Through the avenue of prayer we address God. The expressions of praise, gratitude and petitions are evidences that the God whom we worship and serve is a personal being.
God Contrasted With Idols
A marked contrast is drawn between God and men's idols. This distinction is seen and described in such Scriptures as Isaiah 44:9-17. Idolaters pray to a god that cannot hear, that cannot see, that cannot speak. The foolishness and futility of worshiping a dumb idol is obvious.

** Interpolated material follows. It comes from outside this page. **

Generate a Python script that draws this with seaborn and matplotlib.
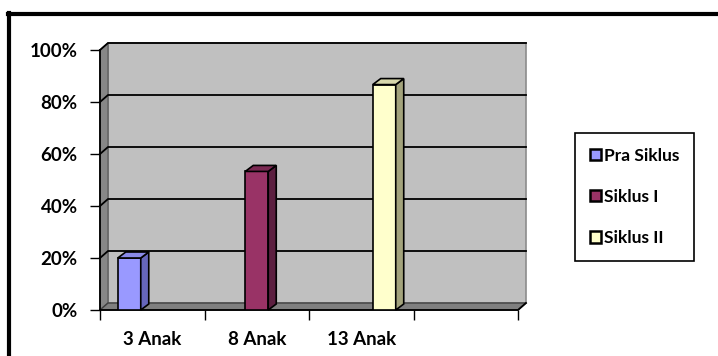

In order that man may be more able to visualize God as the invisible person that He is, the Bible abounds in anthropomorphisms (characteristics of man attributed to God). This is seen in such passages as Isaiah 59:1,2 and 1 Peter 3:12 where God is said to have a hand, ears, eyes and a face. Anthropopathisms (human feelings ascribed to God) are also found in the Bible - such as rejoicing, sorrow and anger (Lk. 15:7; Deut. 9:19; Hos. 11:9; etc.). Though invisible, these attributes attest to His personality. God is omniscient. He knows all that man thinks (Heb. 4:13).
In contrast to polytheism, there is but one God. "I am Jehovah, and there is none else; besides me there is no God" (Isa. 45:5). The one God who reveals Himself in the Bible is the first person in the Godhead, God the Father. He is an invisible, immortal personality. We rejoice that we, His children can praise Him, extol His matchless name, petition Him, and serve Him from the heart.